Initial Design Goals of the MPEG 4 Standard

The MPEG-4 standard, finalized in the late 1990s by the Moving Picture Experts Group, revolutionized digital media by moving beyond simple video compression to support interactive, object-based multimedia environments. This article explores the initial design goals of MPEG-4, focusing on its core objectives of improved coding efficiency, content-based interactivity, integration of natural and synthetic data, and robust error resilience across diverse networks.

Content-Based Interactivity and Object-Based Coding

Unlike its predecessors (MPEG-1 and MPEG-2), which treated video frames as flat, rectangular arrays of pixels, a primary design goal of MPEG-4 was to support “object-based” coding. The standard was engineered to identify and represent individual audio-visual objects (AVOs) within a scene—such as a talking person, a background landscape, or a floating text graphic. This allowed users to interact with specific elements of the media, enabling actions like clicking on an object to trigger an event, changing the language of a voice track independently, or repositioning visual elements within a scene.

Integration of Natural and Synthetic Content

MPEG-4 was designed to seamlessly blend natural (recorded) audio and video with synthetic (computer-generated) content. The initial goals aimed to standardize the integration of 2D and 3D graphics, text, animated human faces, and synthetic speech (text-to-speech synthesis) into a unified multimedia scene. This integration relied on a scene description language called BIFS (Binary Format for Scenes), which defined spatial and temporal relationships between the natural and synthetic media objects.

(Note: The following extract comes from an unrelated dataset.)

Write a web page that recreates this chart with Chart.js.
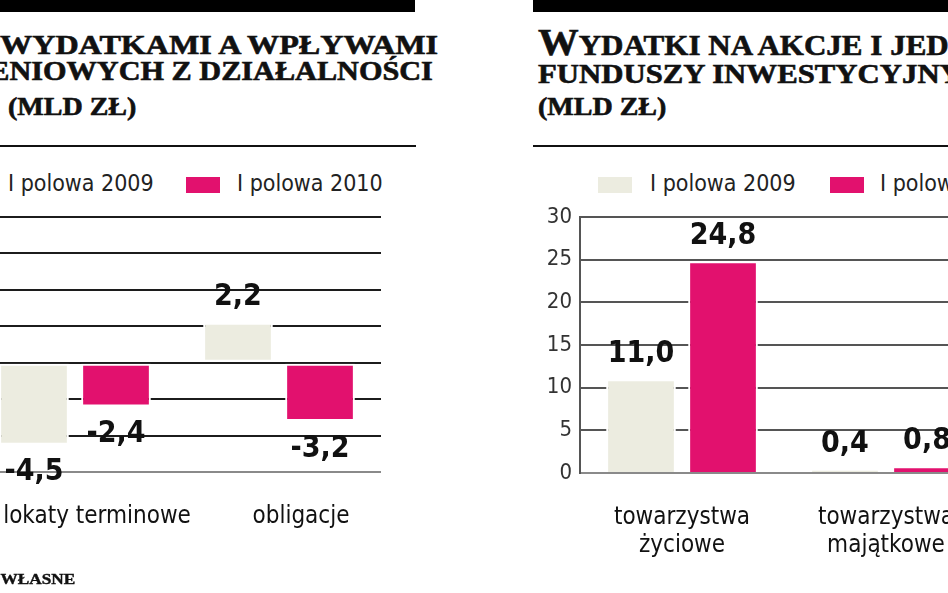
<!DOCTYPE html>
<html>
<head>
<meta charset="utf-8">
<script src="https://cdn.jsdelivr.net/npm/chart.js@4.4.0/dist/chart.umd.min.js"></script>
<style>
  html, body { margin: 0; padding: 0; width: 948px; height: 593px; overflow: hidden; background: #fff; }
  body { position: relative; }
  .topbar { position: absolute; top: 0; height: 12px; background: #000; }
  .rule { position: absolute; top: 145px; height: 2px; background: #111; }
  .t { position: absolute; font-family: 'Liberation Serif', 'DejaVu Serif', serif; font-weight: bold; font-size: 27px; line-height: 30px; white-space: nowrap; color: #111; -webkit-text-stroke: 0.6px #111; }
  .t .big { font-size: 38px; }
  .tl { transform-origin: right center; }
  .tr { transform-origin: left center; }
  .leg { position: absolute; top: 169px; font-family: 'DejaVu Sans Condensed', 'DejaVu Sans', sans-serif; font-size: 23px; line-height: 28px; color: #222; white-space: nowrap; }
  .sw { position: absolute; top: 177px; width: 34px; height: 16px; }
  .src { position: absolute; top: 572px; right: 873px; font-family: 'Liberation Serif', serif; font-weight: bold; font-size: 15px; line-height: 15px; white-space: nowrap; color: #111; -webkit-text-stroke: 0.4px #111; transform: scaleX(1.15); transform-origin: right center; }
  canvas { position: absolute; }
</style>
</head>
<body>

<div class="topbar" style="left:0;width:415px"></div>
<div class="topbar" style="left:533px;width:415px"></div>

<div class="t tl" style="top:26px;right:510px;transform:scaleX(1.19)"><span class="big">R</span>ÓŻNICA MIĘDZY WYDATKAMI A WPŁYWAMI</div>
<div class="t tl" style="top:56px;right:515px;transform:scaleX(1.12)">ZAKŁADÓW UBEZPIECZENIOWYCH Z DZIAŁALNOŚCI</div>
<div class="t tr" style="top:92px;left:8px;font-size:25px;transform:scaleX(1.12)">(MLD ZŁ)</div>

<div class="t tr" style="top:27px;left:538px;font-size:29px;transform:scaleX(1.07)"><span class="big">W</span>YDATKI NA AKCJE I JEDNOSTKI</div>
<div class="t tr" style="top:59px;left:538px;transform:scaleX(1.14)">FUNDUSZY INWESTYCYJNYCH</div>
<div class="t tr" style="top:92px;left:538px;font-size:25px;transform:scaleX(1.12)">(MLD ZŁ)</div>

<div class="rule" style="left:0;width:416px"></div>
<div class="rule" style="left:533px;width:415px"></div>

<div class="sw" id="l_sw0" style="left:-40px"></div>
<div class="leg" id="l_te0" style="left:8px"></div>
<div class="sw" id="l_sw1" style="left:186px"></div>
<div class="leg" id="l_te1" style="left:237px"></div>

<div class="sw" id="r_sw0" style="left:598px"></div>
<div class="leg" id="r_te0" style="left:650px"></div>
<div class="sw" id="r_sw1" style="left:830px"></div>
<div class="leg" id="r_te1" style="left:880px"></div>

<canvas id="leftChart" width="490" height="433" style="left:-100px;top:160px"></canvas>
<canvas id="rightChart" width="458" height="433" style="left:530px;top:160px"></canvas>

<div class="src">OPRACOWANIE WŁASNE</div>

<script>
// data
const seriesLabels = ['I polowa 2009', 'I polowa 2010'];
const seriesColors = ['#ECECE0', '#E2116E'];

const leftCategories = ['lokaty terminowe', 'obligacje'];
const left2009 = [-4.5, 2.2];
const left2010 = [-2.4, -3.2];
const leftMin = -6, leftMax = 8, leftStep = 2;

const rightCategories = [['towarzystwa', 'życiowe'], ['towarzystwa', 'majątkowe']];
const right2009 = [11.0, 0.4];
const right2010 = [24.8, 0.8];
const rightMin = 0, rightMax = 30, rightStep = 5;

const FONT = "'DejaVu Sans Condensed', 'DejaVu Sans', sans-serif";

// value labels over / under the bars
const valueLabels = {
  id: 'valueLabels',
  afterDatasetsDraw(chart) {
    const ctx = chart.ctx;
    ctx.save();
    ctx.font = 'bold 30px ' + FONT;
    ctx.fillStyle = '#111';
    ctx.textAlign = 'center';
    ctx.textBaseline = 'middle';
    chart.data.datasets.forEach((ds, i) => {
      chart.getDatasetMeta(i).data.forEach((bar, j) => {
        const v = ds.data[j];
        const y = v >= 0 ? bar.y - 25 : bar.y + 28;
        ctx.fillText(v.toFixed(1).replace('.', ','), bar.x, y);
      });
    });
    ctx.restore();
  }
};

function makeChart(id, labels, d09, d10, y, yWidth, xHeight, padRight, labelShift) {
  return new Chart(document.getElementById(id), {
    type: 'bar',
    data: {
      labels: labels,
      datasets: [
        { label: seriesLabels[0], data: d09, backgroundColor: seriesColors[0] },
        { label: seriesLabels[1], data: d10, backgroundColor: seriesColors[1] }
      ]
    },
    options: {
      responsive: false,
      animation: false,
      layout: { padding: { top: 57, right: padRight, bottom: 0, left: 0 } },
      datasets: {
        bar: {
          categoryPercentage: 0.804,
          barPercentage: 0.85,
          borderColor: '#fff',
          borderWidth: 2,
          borderSkipped: y.skip
        }
      },
      scales: {
        x: {
          grid: { display: false },
          border: { display: false },
          ticks: {
            color: '#111',
            padding: 22,
            labelOffset: labelShift,
            maxRotation: 0,
            autoSkip: false,
            font: { family: FONT, size: 24, lineHeight: 1.2 }
          },
          afterFit: (s) => { s.height = xHeight; }
        },
        y: {
          min: y.min,
          max: y.max,
          grid: {
            drawTicks: false,
            lineWidth: 2,
            color: (c) => c.tick.value === y.min ? '#8a8a8a' : y.grid
          },
          border: { display: y.border, color: '#555', width: 2 },
          ticks: {
            stepSize: y.step,
            padding: 8,
            color: '#333',
            font: { family: FONT, size: 22 }
          },
          afterFit: (s) => { s.width = yWidth; }
        }
      },
      plugins: {
        legend: { display: false },
        tooltip: { enabled: false }
      }
    },
    plugins: [valueLabels]
  });
}

const leftChart = makeChart('leftChart', leftCategories, left2009, left2010,
  { min: leftMin, max: leftMax, step: leftStep, grid: '#1c1c1c', border: false, skip: false }, 73, 121, 9, 22);
const rightChart = makeChart('rightChart', rightCategories, right2009, right2010,
  { min: rightMin, max: rightMax, step: rightStep, grid: '#555', border: true, skip: 'start' }, 50, 120, 0, 0);

// html legends from the datasets
[['l', leftChart], ['r', rightChart]].forEach(([p, ch]) => {
  ch.data.datasets.forEach((ds, i) => {
    document.getElementById(p + '_sw' + i).style.backgroundColor = ds.backgroundColor;
    document.getElementById(p + '_te' + i).innerText = ds.label;
  });
});
</script>
</body>
</html>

Universal Accessibility and Scalability

To ensure content could be delivered across a wide variety of networks and devices, MPEG-4 focused heavily on scalability and accessibility. The standard aimed to provide optimal quality across a massive range of bitrates, from low-bandwidth mobile connections (a few kilobits per second) to high-bandwidth studio broadcasts (several megabits per second). Through spatial, temporal, and quality scalability, MPEG-4 allowed decoders to discard parts of the bitstream to match the processing power of the receiving device or the available network bandwidth.

Error Resilience in Wireless Networks

With the rise of mobile communications in the late 1990s, the developers of MPEG-4 prioritized error resilience. The standard was designed to operate reliably over highly error-prone channels, such as wireless networks. To achieve this, MPEG-4 incorporated advanced tools to detect, conceal, and recover from data packet loss, ensuring acceptable video and audio quality even under poor network conditions.

Improved Compression and Coding Efficiency

While adding interactivity and versatility, MPEG-4 also aimed to significantly improve traditional compression efficiency. The goal was to provide better visual and audio quality at lower bitrates than previous standards. This efficiency made the distribution of high-quality digital media practical for early web streaming, CD-ROMs, and mobile devices, paving the way for modern internet video streaming.